OBJECTIVE: Your copy should hold exactly the lines from the one containing "Recreate this image" to the one containing "from bokeh.resources import INLINE", inclusive, with no pictures.

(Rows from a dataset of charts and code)

++++

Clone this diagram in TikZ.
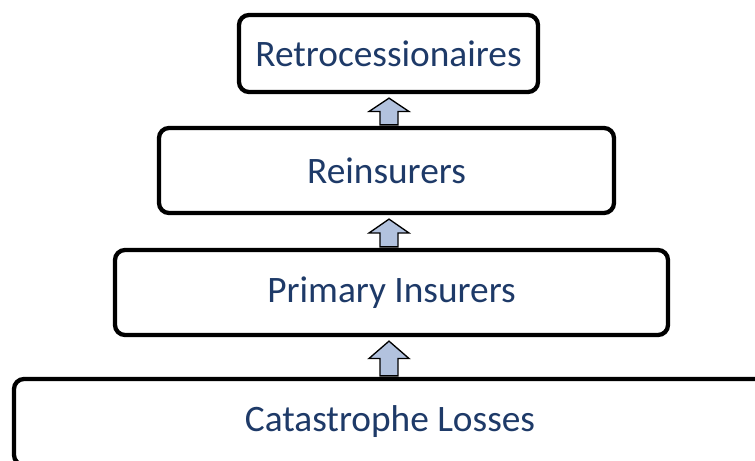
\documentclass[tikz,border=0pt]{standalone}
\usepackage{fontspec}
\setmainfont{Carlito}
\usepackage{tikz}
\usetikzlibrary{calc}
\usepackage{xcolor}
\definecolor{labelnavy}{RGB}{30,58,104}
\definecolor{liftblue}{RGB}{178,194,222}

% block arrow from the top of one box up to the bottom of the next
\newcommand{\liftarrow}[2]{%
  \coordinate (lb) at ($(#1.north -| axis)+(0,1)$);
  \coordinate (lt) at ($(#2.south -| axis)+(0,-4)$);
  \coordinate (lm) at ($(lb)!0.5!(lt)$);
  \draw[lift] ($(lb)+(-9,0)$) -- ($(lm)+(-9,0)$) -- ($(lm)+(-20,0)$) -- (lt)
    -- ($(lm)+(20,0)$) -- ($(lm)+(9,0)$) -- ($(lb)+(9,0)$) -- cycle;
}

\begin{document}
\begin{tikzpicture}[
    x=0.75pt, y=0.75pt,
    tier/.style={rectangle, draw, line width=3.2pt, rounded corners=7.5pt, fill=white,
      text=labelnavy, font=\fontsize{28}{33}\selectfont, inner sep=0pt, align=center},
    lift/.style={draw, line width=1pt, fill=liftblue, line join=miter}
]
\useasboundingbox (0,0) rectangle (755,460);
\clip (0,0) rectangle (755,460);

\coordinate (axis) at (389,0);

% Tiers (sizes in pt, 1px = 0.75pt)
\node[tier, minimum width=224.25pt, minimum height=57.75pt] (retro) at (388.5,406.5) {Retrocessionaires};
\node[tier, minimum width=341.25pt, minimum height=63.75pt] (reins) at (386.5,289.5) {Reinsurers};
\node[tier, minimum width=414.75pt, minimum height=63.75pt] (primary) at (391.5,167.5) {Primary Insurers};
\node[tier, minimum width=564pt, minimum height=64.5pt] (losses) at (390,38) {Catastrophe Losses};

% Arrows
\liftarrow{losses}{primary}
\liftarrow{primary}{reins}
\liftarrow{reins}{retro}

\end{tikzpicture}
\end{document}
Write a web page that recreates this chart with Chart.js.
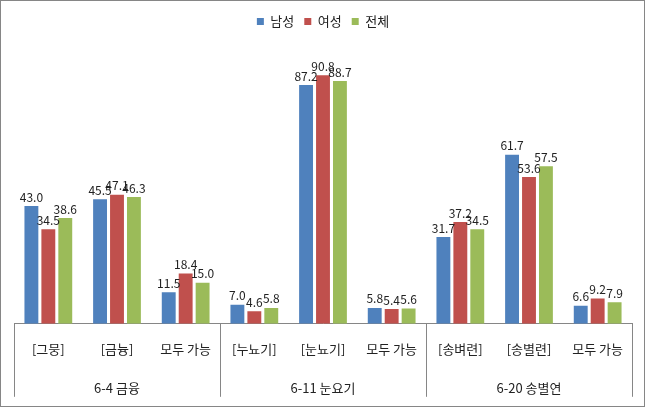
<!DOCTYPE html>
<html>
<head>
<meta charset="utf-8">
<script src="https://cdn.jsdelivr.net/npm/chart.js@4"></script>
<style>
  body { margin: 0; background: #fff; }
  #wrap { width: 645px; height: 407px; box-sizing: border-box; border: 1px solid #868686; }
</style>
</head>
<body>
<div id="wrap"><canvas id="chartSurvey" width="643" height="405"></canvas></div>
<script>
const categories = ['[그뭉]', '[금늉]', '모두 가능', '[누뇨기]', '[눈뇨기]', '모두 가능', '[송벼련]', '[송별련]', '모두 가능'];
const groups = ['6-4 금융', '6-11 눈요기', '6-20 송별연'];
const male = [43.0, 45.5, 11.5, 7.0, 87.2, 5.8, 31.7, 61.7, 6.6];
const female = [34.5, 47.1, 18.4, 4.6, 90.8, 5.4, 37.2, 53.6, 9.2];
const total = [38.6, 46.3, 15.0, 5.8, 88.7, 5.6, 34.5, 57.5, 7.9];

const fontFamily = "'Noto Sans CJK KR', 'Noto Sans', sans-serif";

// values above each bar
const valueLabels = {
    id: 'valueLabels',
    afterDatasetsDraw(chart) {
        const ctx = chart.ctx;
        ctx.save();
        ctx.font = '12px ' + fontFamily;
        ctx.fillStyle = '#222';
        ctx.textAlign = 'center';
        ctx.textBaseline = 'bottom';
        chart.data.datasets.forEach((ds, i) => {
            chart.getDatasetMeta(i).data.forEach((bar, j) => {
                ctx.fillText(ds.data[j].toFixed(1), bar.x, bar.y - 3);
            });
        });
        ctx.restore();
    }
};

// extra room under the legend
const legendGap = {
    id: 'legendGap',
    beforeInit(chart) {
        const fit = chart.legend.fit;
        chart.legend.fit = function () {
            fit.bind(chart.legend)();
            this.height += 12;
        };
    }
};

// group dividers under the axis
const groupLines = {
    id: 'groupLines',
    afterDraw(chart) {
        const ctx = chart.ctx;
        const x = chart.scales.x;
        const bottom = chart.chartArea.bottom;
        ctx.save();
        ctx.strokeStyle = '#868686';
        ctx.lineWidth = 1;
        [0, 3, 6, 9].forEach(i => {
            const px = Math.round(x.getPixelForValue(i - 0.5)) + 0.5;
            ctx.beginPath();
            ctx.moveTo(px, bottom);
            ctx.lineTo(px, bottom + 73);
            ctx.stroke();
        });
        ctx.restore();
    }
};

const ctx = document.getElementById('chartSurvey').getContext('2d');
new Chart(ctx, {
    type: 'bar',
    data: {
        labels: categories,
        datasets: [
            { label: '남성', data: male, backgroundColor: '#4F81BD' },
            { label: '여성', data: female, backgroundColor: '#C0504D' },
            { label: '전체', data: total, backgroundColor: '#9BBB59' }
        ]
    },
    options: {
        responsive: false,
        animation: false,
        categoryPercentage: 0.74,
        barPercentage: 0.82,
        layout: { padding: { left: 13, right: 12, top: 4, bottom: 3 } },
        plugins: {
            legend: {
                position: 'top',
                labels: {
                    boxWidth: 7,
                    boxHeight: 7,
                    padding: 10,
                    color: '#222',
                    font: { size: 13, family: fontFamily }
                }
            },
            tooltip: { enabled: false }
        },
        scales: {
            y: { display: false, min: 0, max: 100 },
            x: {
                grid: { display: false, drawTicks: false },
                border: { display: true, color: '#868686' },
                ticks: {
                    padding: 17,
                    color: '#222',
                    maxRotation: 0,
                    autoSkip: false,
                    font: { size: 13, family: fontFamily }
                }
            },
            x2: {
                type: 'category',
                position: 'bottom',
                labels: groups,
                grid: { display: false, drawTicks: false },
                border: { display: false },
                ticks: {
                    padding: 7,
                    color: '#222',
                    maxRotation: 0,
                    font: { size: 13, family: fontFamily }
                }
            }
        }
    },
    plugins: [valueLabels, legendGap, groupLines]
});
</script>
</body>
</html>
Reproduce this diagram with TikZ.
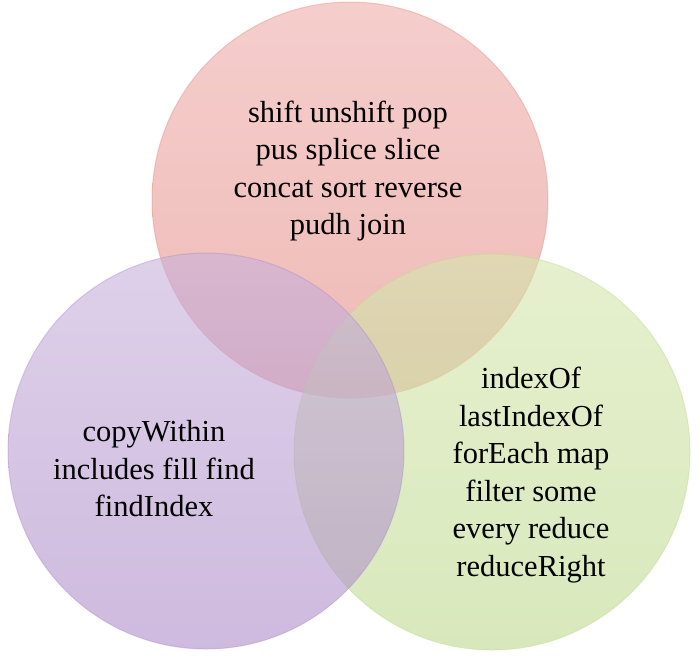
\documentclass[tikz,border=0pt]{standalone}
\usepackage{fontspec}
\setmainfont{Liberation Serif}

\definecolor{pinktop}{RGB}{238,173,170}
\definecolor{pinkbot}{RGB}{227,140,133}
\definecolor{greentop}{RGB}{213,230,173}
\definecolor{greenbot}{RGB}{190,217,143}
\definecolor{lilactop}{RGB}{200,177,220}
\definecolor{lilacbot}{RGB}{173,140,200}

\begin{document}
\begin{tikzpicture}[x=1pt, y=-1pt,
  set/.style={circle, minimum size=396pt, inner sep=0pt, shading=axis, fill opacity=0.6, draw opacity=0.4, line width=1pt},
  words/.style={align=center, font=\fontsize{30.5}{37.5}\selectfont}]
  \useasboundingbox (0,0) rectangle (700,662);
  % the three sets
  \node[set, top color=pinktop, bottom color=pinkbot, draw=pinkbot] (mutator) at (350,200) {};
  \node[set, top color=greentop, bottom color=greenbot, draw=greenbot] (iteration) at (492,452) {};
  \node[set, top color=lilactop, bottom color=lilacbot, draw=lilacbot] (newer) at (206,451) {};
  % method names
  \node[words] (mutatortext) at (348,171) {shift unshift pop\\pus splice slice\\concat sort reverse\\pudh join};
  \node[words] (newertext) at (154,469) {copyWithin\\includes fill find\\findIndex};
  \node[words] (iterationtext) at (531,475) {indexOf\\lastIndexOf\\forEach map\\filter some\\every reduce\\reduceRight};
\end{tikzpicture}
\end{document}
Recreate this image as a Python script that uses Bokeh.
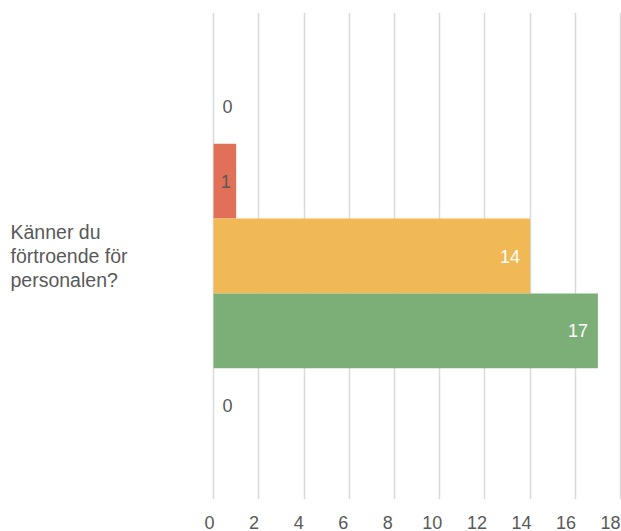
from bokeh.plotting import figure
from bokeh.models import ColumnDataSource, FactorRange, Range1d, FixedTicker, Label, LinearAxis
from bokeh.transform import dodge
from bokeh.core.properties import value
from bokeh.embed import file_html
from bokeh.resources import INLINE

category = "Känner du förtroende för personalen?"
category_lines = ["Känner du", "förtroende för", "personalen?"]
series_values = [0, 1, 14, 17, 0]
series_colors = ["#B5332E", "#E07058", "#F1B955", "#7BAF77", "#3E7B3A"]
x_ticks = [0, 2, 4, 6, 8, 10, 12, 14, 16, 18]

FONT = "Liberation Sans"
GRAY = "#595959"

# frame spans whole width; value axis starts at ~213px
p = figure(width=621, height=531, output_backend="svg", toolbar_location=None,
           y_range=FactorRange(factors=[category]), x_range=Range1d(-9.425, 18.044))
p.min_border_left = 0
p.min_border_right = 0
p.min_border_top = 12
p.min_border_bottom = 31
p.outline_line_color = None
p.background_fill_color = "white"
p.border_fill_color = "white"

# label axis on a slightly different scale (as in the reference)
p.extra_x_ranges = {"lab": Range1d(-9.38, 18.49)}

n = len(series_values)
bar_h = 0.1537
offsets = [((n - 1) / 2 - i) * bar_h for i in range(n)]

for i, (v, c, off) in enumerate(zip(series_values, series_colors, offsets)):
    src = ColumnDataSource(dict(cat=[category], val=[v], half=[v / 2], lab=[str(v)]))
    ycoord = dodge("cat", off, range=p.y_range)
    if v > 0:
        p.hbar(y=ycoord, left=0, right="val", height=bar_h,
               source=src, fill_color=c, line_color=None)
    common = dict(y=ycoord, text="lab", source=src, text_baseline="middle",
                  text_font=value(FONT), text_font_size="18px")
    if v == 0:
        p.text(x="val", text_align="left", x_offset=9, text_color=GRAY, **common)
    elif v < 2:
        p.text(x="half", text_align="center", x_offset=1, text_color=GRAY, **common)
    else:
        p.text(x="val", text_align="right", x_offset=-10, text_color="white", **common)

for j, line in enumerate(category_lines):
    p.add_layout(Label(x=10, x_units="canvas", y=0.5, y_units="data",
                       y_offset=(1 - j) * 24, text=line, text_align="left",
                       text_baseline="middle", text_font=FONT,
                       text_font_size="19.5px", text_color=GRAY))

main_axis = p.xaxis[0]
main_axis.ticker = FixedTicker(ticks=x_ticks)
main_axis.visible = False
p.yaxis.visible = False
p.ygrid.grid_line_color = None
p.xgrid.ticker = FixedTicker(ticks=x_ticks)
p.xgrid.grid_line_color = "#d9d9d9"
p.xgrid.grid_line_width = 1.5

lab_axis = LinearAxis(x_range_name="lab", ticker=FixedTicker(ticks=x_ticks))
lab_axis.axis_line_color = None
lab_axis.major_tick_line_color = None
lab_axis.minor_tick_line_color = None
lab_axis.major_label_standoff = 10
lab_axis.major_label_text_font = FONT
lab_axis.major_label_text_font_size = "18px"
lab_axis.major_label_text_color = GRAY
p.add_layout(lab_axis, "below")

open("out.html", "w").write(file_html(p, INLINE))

++++

RESULT OF THIS TASK:
Recreate this image as a Python script that uses Bokeh.
from bokeh.plotting import figure
from bokeh.models import ColumnDataSource, FactorRange, Range1d, FixedTicker, Label, LinearAxis
from bokeh.transform import dodge
from bokeh.core.properties import value
from bokeh.embed import file_html
from bokeh.resources import INLINE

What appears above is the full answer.